SNF manufactures polyacrylamide (PAM), a flocculant that makes fine particles within a liquid clump together. It has a dominant market share – some 56% of global supply. PAM is used to purify municipal water for around one billion people, but it is also widely used in the energy industry to improve the oil recovery rate. The interaction of these two businesses is what makes SNF so compelling.
Propylene, the main production input for PAM, has a volatile price based largely on that of natural gas. When this is high, SNF’s water-purification business has modest margins due to high input costs and demand being constant. However, such periods coincide with increased demand for PAM in the energy segment, because adding it to drilling fluids becomes economic above a certain oil price.
Conversely, when gas prices fall, SNF’s water business becomes extremely profitable due to the same constant demand but with sharply lower input costs. Meanwhile, SNF’s energy business will see a fall in volume as drillers use less PAM.
Essentially, the business cycle determines whether SNF generates most of its profits via margin or revenue growth. The company also has low leverage of just 1.2x and is led by the most stable management team in the European high-yield universe, we believe.
Elsewhere, the fund participated in several new issues as we continued to benefit from the high level of relatively short-dated issuance. In June, we bought a new five-year issue from Arqiva, the owner/operator of UK communications infrastructure, which benefits from long-term inflation-linked contracts with broadcasters and telecom operators. We also participated in a new issue from Clarivate, which provides data services and sets for use in academia, life sciences and intellectual property management. We like its high barriers to entry and the mission-critical nature of its offering.
We also added a position in 2028 bonds issued by UK and US transport operator Mobico, which was downgraded to high yield last year, because we see the sell-off as overdone.

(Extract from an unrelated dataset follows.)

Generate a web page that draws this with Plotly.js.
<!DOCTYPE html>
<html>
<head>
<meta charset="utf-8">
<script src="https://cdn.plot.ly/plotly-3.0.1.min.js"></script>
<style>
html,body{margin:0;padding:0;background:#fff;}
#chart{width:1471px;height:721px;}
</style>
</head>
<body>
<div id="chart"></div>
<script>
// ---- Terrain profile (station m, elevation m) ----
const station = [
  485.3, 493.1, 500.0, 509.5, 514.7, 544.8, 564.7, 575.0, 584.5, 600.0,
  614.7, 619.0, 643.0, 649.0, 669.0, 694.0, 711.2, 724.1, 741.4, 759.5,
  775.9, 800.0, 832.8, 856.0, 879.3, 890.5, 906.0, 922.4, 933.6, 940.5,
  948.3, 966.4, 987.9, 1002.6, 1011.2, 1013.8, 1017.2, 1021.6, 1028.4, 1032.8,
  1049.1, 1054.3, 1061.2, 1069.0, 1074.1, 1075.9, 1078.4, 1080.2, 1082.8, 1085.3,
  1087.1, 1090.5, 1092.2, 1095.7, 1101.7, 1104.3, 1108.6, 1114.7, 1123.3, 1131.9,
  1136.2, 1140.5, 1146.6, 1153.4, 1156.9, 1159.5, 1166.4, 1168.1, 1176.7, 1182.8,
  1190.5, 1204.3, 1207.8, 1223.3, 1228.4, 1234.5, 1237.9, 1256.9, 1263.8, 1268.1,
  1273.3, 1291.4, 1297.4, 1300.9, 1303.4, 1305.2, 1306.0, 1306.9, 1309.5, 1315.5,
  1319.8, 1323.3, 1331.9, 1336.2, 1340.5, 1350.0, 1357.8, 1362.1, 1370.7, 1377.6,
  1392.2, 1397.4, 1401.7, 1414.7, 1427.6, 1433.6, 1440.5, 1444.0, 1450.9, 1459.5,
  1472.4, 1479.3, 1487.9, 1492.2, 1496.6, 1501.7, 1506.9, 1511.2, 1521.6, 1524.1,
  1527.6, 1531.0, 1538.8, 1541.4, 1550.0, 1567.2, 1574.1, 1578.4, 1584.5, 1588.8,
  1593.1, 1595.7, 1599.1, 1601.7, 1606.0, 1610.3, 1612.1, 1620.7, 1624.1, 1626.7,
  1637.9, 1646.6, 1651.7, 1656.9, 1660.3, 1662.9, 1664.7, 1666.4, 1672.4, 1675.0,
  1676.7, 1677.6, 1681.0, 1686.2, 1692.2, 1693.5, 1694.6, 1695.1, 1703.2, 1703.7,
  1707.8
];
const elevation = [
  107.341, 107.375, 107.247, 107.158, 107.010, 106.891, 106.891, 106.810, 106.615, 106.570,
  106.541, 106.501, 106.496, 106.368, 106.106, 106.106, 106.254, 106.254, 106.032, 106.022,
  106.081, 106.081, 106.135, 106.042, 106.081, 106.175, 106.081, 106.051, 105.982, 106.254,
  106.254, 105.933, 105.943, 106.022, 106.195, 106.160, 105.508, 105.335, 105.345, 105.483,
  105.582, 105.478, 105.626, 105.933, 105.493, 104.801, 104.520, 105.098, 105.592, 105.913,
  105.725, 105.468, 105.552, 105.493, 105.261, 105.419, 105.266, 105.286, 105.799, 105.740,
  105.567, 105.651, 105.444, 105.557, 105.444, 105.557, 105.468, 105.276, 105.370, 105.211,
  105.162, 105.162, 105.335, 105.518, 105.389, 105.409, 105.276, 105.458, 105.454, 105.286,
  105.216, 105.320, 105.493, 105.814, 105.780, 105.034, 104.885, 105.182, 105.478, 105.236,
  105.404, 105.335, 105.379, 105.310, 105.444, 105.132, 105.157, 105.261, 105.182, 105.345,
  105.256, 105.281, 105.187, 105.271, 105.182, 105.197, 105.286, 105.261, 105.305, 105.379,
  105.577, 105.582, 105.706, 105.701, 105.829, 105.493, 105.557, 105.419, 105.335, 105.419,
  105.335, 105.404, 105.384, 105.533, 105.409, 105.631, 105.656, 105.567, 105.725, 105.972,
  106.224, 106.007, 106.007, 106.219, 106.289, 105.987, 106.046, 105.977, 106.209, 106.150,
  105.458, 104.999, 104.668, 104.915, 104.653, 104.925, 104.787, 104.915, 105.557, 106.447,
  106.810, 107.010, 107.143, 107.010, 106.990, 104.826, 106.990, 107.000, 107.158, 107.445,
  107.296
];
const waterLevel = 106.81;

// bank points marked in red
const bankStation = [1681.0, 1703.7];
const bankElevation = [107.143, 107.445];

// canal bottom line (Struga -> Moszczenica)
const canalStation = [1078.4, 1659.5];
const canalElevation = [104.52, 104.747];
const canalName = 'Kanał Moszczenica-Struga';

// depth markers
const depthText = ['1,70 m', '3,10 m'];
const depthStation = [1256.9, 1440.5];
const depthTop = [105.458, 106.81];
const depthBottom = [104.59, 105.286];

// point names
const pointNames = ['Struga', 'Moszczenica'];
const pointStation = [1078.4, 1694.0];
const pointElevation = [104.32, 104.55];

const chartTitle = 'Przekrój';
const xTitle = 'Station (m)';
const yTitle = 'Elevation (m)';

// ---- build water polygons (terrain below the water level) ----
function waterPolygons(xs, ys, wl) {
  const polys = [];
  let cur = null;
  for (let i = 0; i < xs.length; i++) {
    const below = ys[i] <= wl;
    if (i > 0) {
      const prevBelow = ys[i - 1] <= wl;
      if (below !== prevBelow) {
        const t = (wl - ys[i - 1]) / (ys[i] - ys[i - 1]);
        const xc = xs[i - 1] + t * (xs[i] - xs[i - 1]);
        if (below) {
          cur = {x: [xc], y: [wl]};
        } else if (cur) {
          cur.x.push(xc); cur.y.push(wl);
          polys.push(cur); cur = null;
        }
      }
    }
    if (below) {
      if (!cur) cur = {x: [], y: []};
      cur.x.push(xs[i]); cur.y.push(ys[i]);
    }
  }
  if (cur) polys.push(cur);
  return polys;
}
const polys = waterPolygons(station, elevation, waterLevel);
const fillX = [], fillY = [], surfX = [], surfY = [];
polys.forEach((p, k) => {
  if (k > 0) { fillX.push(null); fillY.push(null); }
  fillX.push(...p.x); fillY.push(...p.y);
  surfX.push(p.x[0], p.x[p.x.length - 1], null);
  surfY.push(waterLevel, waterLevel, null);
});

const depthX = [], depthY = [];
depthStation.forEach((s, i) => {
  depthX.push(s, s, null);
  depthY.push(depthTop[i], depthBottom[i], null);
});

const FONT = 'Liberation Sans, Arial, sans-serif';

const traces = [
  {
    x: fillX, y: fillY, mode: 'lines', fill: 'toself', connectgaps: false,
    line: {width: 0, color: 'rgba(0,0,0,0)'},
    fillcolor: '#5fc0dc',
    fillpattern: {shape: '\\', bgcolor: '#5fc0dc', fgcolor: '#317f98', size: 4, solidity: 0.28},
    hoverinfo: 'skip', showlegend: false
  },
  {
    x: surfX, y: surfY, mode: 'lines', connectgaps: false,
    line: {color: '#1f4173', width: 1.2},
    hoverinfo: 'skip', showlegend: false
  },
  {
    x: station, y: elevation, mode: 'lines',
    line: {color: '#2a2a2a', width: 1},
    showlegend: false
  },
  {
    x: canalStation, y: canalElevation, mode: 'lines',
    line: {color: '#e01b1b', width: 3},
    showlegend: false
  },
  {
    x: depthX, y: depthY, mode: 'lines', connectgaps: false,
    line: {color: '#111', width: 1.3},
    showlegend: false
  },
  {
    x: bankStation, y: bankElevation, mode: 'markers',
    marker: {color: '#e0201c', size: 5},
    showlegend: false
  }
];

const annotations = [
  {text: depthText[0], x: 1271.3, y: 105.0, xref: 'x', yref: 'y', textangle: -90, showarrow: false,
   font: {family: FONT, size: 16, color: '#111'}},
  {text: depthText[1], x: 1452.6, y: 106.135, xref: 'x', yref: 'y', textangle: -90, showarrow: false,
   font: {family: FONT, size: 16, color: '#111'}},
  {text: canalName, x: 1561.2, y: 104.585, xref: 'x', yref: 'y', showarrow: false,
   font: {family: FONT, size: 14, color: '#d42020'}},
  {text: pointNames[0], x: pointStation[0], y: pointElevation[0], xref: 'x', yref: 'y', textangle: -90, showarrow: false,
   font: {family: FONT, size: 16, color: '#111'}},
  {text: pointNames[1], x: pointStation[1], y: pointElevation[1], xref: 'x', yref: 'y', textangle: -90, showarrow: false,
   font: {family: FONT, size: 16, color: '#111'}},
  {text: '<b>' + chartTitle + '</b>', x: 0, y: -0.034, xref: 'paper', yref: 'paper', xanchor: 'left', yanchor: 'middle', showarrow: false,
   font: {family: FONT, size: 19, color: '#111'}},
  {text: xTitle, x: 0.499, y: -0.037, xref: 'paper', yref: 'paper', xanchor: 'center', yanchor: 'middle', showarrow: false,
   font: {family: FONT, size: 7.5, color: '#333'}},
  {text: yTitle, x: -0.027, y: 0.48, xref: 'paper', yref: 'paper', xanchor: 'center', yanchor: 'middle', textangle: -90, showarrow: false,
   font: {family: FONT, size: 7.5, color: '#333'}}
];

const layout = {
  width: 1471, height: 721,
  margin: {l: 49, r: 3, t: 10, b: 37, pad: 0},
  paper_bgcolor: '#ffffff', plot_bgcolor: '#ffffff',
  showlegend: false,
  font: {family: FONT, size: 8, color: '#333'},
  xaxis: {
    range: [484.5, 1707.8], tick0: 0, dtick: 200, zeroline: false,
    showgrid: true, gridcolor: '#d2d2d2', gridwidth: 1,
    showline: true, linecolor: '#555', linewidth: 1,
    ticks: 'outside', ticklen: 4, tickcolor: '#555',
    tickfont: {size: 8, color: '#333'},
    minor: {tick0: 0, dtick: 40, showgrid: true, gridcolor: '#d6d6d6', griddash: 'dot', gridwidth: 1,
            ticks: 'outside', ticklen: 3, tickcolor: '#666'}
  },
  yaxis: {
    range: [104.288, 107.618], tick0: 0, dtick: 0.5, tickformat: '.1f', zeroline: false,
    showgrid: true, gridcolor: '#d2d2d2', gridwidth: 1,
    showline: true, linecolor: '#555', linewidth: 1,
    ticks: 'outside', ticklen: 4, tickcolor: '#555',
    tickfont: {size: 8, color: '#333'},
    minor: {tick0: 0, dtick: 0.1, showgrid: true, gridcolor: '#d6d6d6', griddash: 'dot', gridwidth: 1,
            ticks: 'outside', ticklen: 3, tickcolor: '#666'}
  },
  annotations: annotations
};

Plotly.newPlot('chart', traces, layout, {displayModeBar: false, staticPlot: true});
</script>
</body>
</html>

Mobico has suffered from difficulties in its US school transport business, but it has now disposed of this division and is using the proceeds to deleverage.
Sales
We sold out of footwear pioneer Crocs in April because we felt it had held up too well during the volatility and it is facing increasing competition from other brands. We also sold one of our holdings in mobile power solutions provider Aggreko, as the bond will probably be called in October and we were able to sell above par and recycle capital into a cheaper market.
In June, we made a few sales where valuations had become too stretched to ignore. These included US domestic services website Angi, desktop game maker Asmodee and North American waste disposal operator GFL Environmental, which is now priced at investment grade levels with an actual upgrade still a little way off.
We also sold a couple of our more cyclical positions where pricing compressed to levels that didn't reflect the uncertainty: these included German Tier 1 auto supplier IHO (Schaeffler) and US agricultural and mining chemical producer LSB Industries.
Outlook
We are embracing what we think will be a more volatile backdrop by focusing on resilience rather than beta in our stock selection. Resilient companies with strong cashflows, manageable leverage and pricing power will be best positioned to cope and ultimately prosper. We also know there will inevitably be times when the market freaks out; we will be ready to use fundamental conviction to lean against such times.
Taking a lot of duration risk looks unwise to us, as does reaching for the furthest echelons of the credit risk spectrum. We prefer to take short-term exposure, get repaid and reinvest, which gives us a lot of flexibility – and that can be very valuable in times of high uncertainty. There are many pockets of value; we think some areas of cyclical risk are very oversold – and harvesting income without taking a material duration exposure remains the place to be.